Fairbank and Webster successfully delivered Hayden, his wife Harriet and their son William to freedom in Ohio, then returned to Kentucky where they were indentified and arrested for assisting the runaway slaves. Webster was tried in December 1844 and sentenced to two years in the state penitentiary, but served less than two months of her sentence. Fairbank was tried in 1845 and received a 15-year term, five years for each of the slaves he helped free. He was pardoned in 1849 when a grateful Lewis Hayden raised the money to pay off Hayden's former master.
In 1851, Fairbank helped a slave named Tamar escape from Kentucky to Indiana. On November 9, with the connivance of the sheriff of Clark County, Indiana, marshals from Kentucky abducted Fairbank and took him back to their state for trial. In 1852, he was again sentenced to 15 years in the state penitentiary, where he was singled out as a target for exceptionally harsh treatment that included flogging and overwork. Finally, in 1864, three years into the Civil War, he was pardoned by Acting Governor Richard T. Jacob, who had long advocated Fairbank's release.

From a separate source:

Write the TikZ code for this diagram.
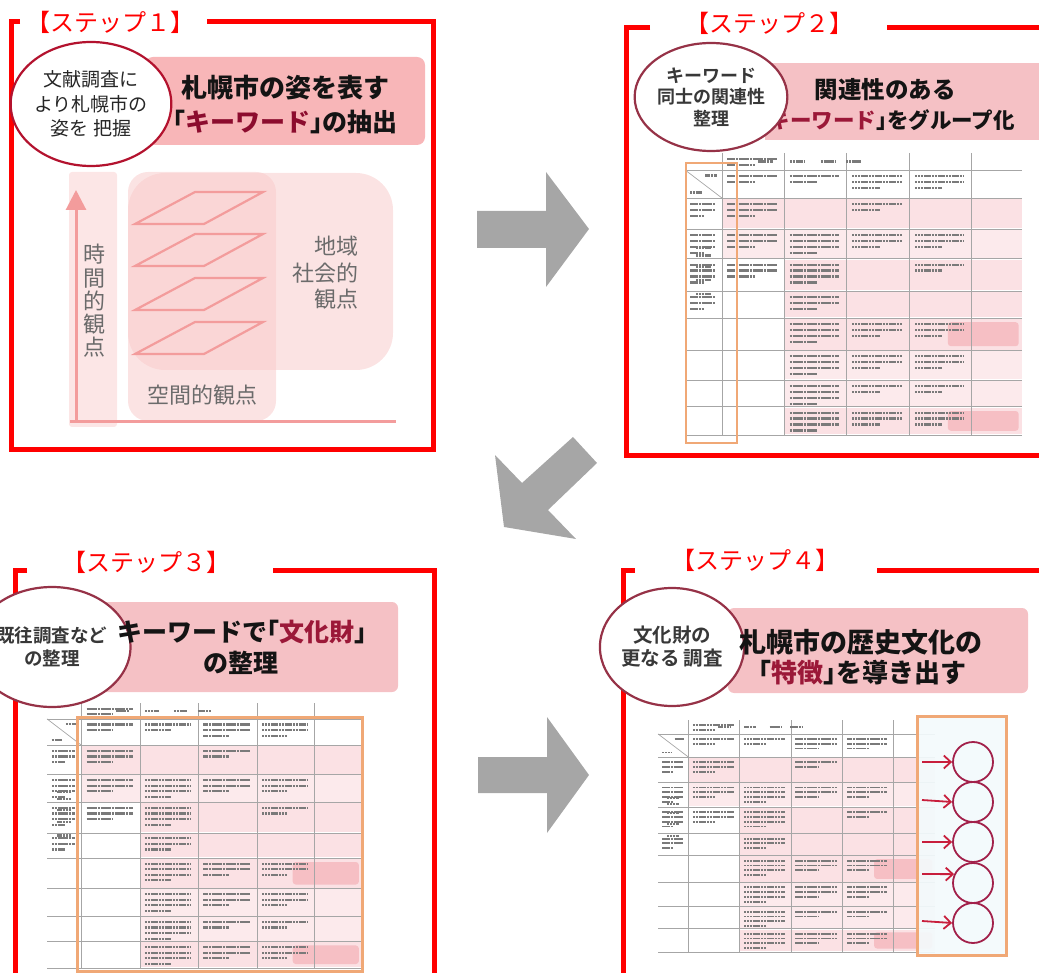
\documentclass[tikz,border=0pt]{standalone}
\usepackage{fontspec}
\setmainfont{Noto Sans CJK JP}[BoldFont=* Bold]
\newfontfamily\heavyjp{Noto Sans CJK JP Black}
\usetikzlibrary{arrows.meta,shapes.geometric}
\definecolor{frm}{HTML}{FF0000}
\definecolor{band1}{HTML}{F8B6B8}
\definecolor{band2}{HTML}{F5C1C5}
\definecolor{crim}{HTML}{8C0C2E}
\definecolor{crim2}{HTML}{9B1838}
\definecolor{ring1}{HTML}{B3122E}
\definecolor{ring2}{HTML}{963247}
\definecolor{pinkA}{HTML}{F8C8C8}
\definecolor{pinkLine}{HTML}{F39C9C}
\definecolor{pinkBar}{HTML}{FCE6E6}
\definecolor{txtgray}{HTML}{6B6B6B}
\definecolor{tpl}{HTML}{FBE1E4}
\definecolor{tps}{HTML}{F6BFC4}
\definecolor{orng}{HTML}{F0A876}
\definecolor{garrow}{HTML}{A6A6A6}
\definecolor{redarr}{HTML}{C81E3C}
\definecolor{ringc}{HTML}{A2204A}
\definecolor{cyanbg}{HTML}{F3FAFC}

\def\colf{{0,0.11,0.295,0.48,0.667,0.85,1}}
\def\rowf{{0,0.06,0.16,0.27,0.375,0.49,0.585,0.70,0.805,0.9,1}}
\def\tlw{1.8}

\newcommand\tabcell[3]{%
  \pgfmathtruncatemacro\tcn{#1+1}%
  \pgfmathsetmacro\tua{\colf[#1]+0.016}%
  \pgfmathsetmacro\tub{\colf[\tcn]-0.022}%
  \pgfmathsetmacro\tva{\rowf[#2]}%
  \foreach \k in {1,...,#3}{%
    \pgfmathsetmacro\tue{ifthenelse(\k==#3,\tua+0.55*(\tub-\tua),\tub)}%
    \pgfmathsetmacro\tvy{\tva+0.021*\k}%
    \draw[tline] (\tua,\tvy) -- (\tue,\tvy);
  }%
}
\newcommand\tabshort[3]{%
  \pgfmathtruncatemacro\tcn{#1+1}%
  \pgfmathtruncatemacro\trn{#2+1}%
  \pgfmathsetmacro\tuc{(\colf[#1]+\colf[\tcn])/2}%
  \pgfmathsetmacro\tvc{(\rowf[#2]+\rowf[\trn])/2}%
  \foreach \k in {1,...,#3}{%
    \pgfmathsetmacro\tvy{\tvc+(\k-(#3+1)/2)*0.026}%
    \draw[tline] ({\tuc-0.022},\tvy) -- ({\tuc+0.022},\tvy);
  }%
}
\newcommand\jtable[5]{%
\begin{scope}[shift={(#1pt,-#2pt)}, x=#3pt, y=-#4pt]
  \def\tlw{#5}%
  \fill[tpl] (0.11,0.163) rectangle (1,0.267);
  \fill[tpl!70] (0.11,0.273) rectangle (1,0.372);
  \fill[tpl] (0.295,0.378) rectangle (1,0.487);
  \fill[tpl] (0.295,0.493) rectangle (1,0.582);
  \fill[tpl] (0.295,0.588) rectangle (1,0.697);
  \fill[tps,rounded corners=3pt] (0.78,0.60) rectangle (0.99,0.685);
  \fill[tpl!70] (0.295,0.703) rectangle (1,0.802);
  \fill[tpl!70] (0.295,0.808) rectangle (1,0.897);
  \fill[tpl] (0.295,0.903) rectangle (1,0.997);
  \fill[tps,rounded corners=3pt] (0.78,0.915) rectangle (0.99,0.985);
  \foreach \v in {0.06,0.16,0.27,0.375,0.49,0.585,0.70,0.805,0.9,1}
    \draw[tgrid] (0,\v) -- (1,\v);
  \foreach \u in {0.11,0.295,0.48,0.667,0.85}
    \draw[tgrid] (\u,0) -- (\u,1);
  \draw[tgrid] (0,0.06) -- (0.11,0.16);
  % header row
  \tabcell{1}{0}{2}
  \tabshort{2}{0}{1}\tabshort{3}{0}{1}\tabshort{4}{0}{1}\tabshort{5}{0}{1}
  % row 1
  \draw[tline] (0.06,0.08) -- (0.095,0.08);
  \draw[tline] (0.015,0.14) -- (0.05,0.14);
  \tabcell{1}{1}{2}\tabcell{2}{1}{2}\tabcell{3}{1}{3}\tabcell{4}{1}{3}
  % row 2
  \tabcell{0}{2}{3}\tabcell{1}{2}{3}\tabcell{3}{2}{2}
  % row 3
  \tabcell{0}{3}{4}\tabcell{1}{3}{3}\tabcell{2}{3}{4}\tabcell{3}{3}{3}\tabcell{4}{3}{3}
  % row 4
  \tabcell{0}{4}{4}\tabcell{1}{4}{3}\tabcell{2}{4}{4}\tabcell{4}{4}{2}
  % row 5
  \tabcell{0}{5}{3}\tabcell{2}{5}{3}
  % row 6
  \tabshort{0}{6}{2}\tabcell{2}{6}{4}\tabcell{3}{6}{3}\tabcell{4}{6}{3}
  % row 7
  \tabshort{0}{7}{1}\tabcell{2}{7}{4}\tabcell{3}{7}{3}\tabcell{4}{7}{3}
  % row 8
  \tabshort{0}{8}{1}\tabcell{2}{8}{4}\tabcell{3}{8}{2}\tabcell{4}{8}{2}
  % row 9
  \tabshort{0}{9}{1}\tabcell{2}{9}{4}\tabcell{3}{9}{3}\tabcell{4}{9}{3}
\end{scope}}

\begin{document}
\begin{tikzpicture}[x=1pt,y=-1pt,
  frame/.style={draw=frm, line width=5pt},
  steplbl/.style={text=frm, font=\fontsize{24}{26}\selectfont, inner sep=0pt},
  tline/.style={line width=\tlw pt, draw=black!52, dash pattern=on 2.3pt off 0.5pt},
  tgrid/.style={draw=black!35, line width=0.7pt},
  orbox/.style={draw=orng, line width=3pt},
  ring/.style={ellipse, draw=ring2, line width=2.2pt, fill=white, inner sep=0pt, align=center, text=black!85},
  band/.style={fill=band2, rounded corners=6pt},
  bandtxt/.style={inner sep=0pt, text=black!92},
  gtxt/.style={text=txtgray, font=\fontsize{22}{26}\selectfont, inner sep=0pt, align=center},
  garr/.style={fill=garrow},
  rarr/.style={draw=redarr, line width=1.8pt, -{Straight Barb[length=7pt,width=13pt,line width=1.8pt]}},
  kcirc/.style={circle, draw=ringc, line width=1.8pt, fill=cyanbg, minimum size=40pt, inner sep=0pt}
]
\useasboundingbox (0,0) rectangle (1039,973);
\clip (0,0) rectangle (1039,973);

% ================= STEP 1 =================
\draw[frame] (20,22) -- (11,22) -- (11,449) -- (433,449) -- (433,22) -- (207,22);
\node[steplbl] (l1) at (111,22) {【ステップ１】};

\fill[band1, rounded corners=8pt] (145,57) rectangle (425,145);
\node[ring, draw=ring1, minimum width=136pt, minimum height=124pt,
      font=\fontsize{19}{24.5}\selectfont] (c1) at (91,104)
  {文献調査に\\より札幌市の\\姿を 把握};
\node[bandtxt, font=\fontsize{26}{28}\selectfont\heavyjp] (t1a) at (285,88) {札幌市の姿を表す};
\node[bandtxt, font=\fontsize{25}{28}\selectfont\heavyjp] (t1b) at (285,122)
  {\kern-.5em「{\color{crim}キーワード}」\kern-.5em の抽出};

% time bar
\fill[pinkBar, rounded corners=3pt] (69,172) rectangle (117,427);
% region / space boxes
\fill[pinkA, fill opacity=0.5, rounded corners=37pt] (128,173) rectangle (393,370);
\fill[pinkA, fill opacity=0.5, rounded corners=20pt] (128,172) rectangle (276,421);
% layers
\foreach \t in {192,234,278,322}
  \draw[pinkLine, line width=2.2pt, line join=miter] (135,\t+32) -- (195,\t) -- (263,\t) -- (204,\t+32) -- cycle;
% axes
\draw[pinkLine, line width=3pt] (70,422) -- (396,422);
\draw[pinkLine, line width=3pt, -{Triangle[length=20pt,width=20pt]}] (76,423) -- (76,190);

\node[gtxt, font=\fontsize{22}{23.2}\selectfont] (tt) at (94,301) {時\\間\\的\\観\\点};
\node[gtxt, anchor=east, align=right, font=\fontsize{22}{26.5}\selectfont] (ts) at (359,273) {地域\\社会的\\観点};
\node[gtxt] (tk) at (202,395) {空間的観点};

% ================= STEP 2 =================
\draw[frame] (650,28) -- (626,28) -- (626,455) -- (1045,455);
\draw[frame] (887,28) -- (1045,28);
\node[steplbl] (l2) at (769,23) {【ステップ２】};

\fill[band2] (765,63) rectangle (1045,140);
\jtable{685}{153}{337}{282}{2.3}
\draw[orbox, line width=2.6pt] (686,163) rectangle (737,443);
\node[bandtxt, font=\fontsize{23.5}{26}\selectfont\heavyjp] (t2a) at (885,90) {関連性のある};
\node[bandtxt, anchor=east, font=\fontsize{21.5}{26}\selectfont\heavyjp] (t2b) at (1015,120)
  {\kern-.5em「{\color{crim2}キーワード}」\kern-.5em をグループ化};
\node[ring, minimum width=116pt, minimum height=108pt,
      font=\fontsize{18}{21.5}\selectfont\bfseries, text=black!78] (c2) at (711,97)
  {キーワード\\同士の関連性\\整理};

% ================= STEP 3 =================
\draw[frame] (27,570) -- (15,570) -- (15,980);
\draw[frame] (273,570) -- (434,570) -- (434,980);
\node[steplbl] (l3) at (146,562) {【ステップ３】};

\fill[band] (100,602) rectangle (398,692);
\jtable{47}{703}{315}{265}{2.1}
\draw[orbox] (77,717) rectangle (362,971);
\node[ring, minimum width=126pt, minimum height=120pt,
      font=\fontsize{18.5}{23}\selectfont\bfseries, text=black!78] (c3) at (52,647)
  {既往調査など\\の整理};
\node[bandtxt, font=\fontsize{25}{28}\selectfont\heavyjp] (t3a) at (242,632)
  {キーワードで\kern-.5em「{\color{crim2}文化財}」\kern-.5em};
\node[bandtxt, font=\fontsize{25}{28}\selectfont\heavyjp] (t3b) at (241,663) {の整理};

% ================= STEP 4 =================
\draw[frame] (635,570) -- (623,570) -- (623,980);
\draw[frame] (877,570) -- (1045,570);
\node[steplbl] (l4) at (755,560) {【ステップ４】};

\fill[band] (728,608) rectangle (1028,693);
\jtable{658}{720}{277}{232}{1.9}
\fill[cyanbg, fill opacity=0.92] (917,716) rectangle (1006,955);
\draw[orbox] (917,716) rectangle (1006,955);
\node[ring, minimum width=130pt, minimum height=118pt,
      font=\fontsize{19.5}{23}\selectfont\bfseries, text=black!78] (c4) at (672,647)
  {文化財の\\更なる 調査};
\node[bandtxt, font=\fontsize{27}{30}\selectfont\heavyjp] (t4a) at (861,642) {札幌市の歴史文化の};
\node[bandtxt, font=\fontsize{26}{30}\selectfont\heavyjp] (t4b) at (862,673)
  {\kern-.5em「{\color{crim2}特徴}」\kern-.5em を導き出す};

\node[kcirc] (k1) at (973,762) {};
\node[kcirc] (k2) at (973,802) {};
\node[kcirc] (k3) at (973,842) {};
\node[kcirc] (k4) at (973,883) {};
\node[kcirc] (k5) at (973,923) {};
\coordinate (a1) at (922,762);
\coordinate (a2) at (922,800);
\coordinate (a3) at (922,842);
\coordinate (a4) at (922,874);
\coordinate (a5) at (922,921);
\draw[rarr] (a1) -- (k1.west);
\draw[rarr] (a2) -- (k2.west);
\draw[rarr] (a3) -- (k3.west);
\draw[rarr] (a4) -- (k4.155);
\draw[rarr] (a5) -- (k5.west);

% ================= GREY ARROWS =================
\fill[garr] (477,211) -- (546,211) -- (546,172) -- (589,229) -- (546,287) -- (546,248) -- (477,248) -- cycle;
\fill[garr] (478,757) -- (547,757) -- (547,717) -- (589,775) -- (547,833) -- (547,793) -- (478,793) -- cycle;
\fill[garr] (573,437) -- (597,463) -- (548,510) -- (576,539) -- (504,527) -- (495,455) -- (522,483) -- cycle;
\end{tikzpicture}
\end{document}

Once free, Fairbank married Mandana Tileston, to whom he had become engaged during his brief period of freedom in 1851. Known as "Dana," she moved from Williamsburg, Massachusetts, to Oxford, Ohio, in order to visit Fairbank in prison as often as possible. Their only child, Calvin Cornelius Fairbank, was born in 1868.
The conditions of Fairbank's life in prison broke his health. Although he held jobs with missionary and benevolent societies, he was not able to support his family adequately. His wife died in 1876 and their son was raised by relatives. Fairbank remarried in 1879, but little is known of Adeline Winegar, his second wife.
Fairbank's memoirs were published in 1890 under the title Rev. Calvin Fairbank During Slavery Times: How He "Fought the Good Fight" to Prepare "the Way." Unhappily, this effort earned him little money. He died in near-poverty in Angelica, New York, and is buried there. He is generally credited with helping free 47 slaves.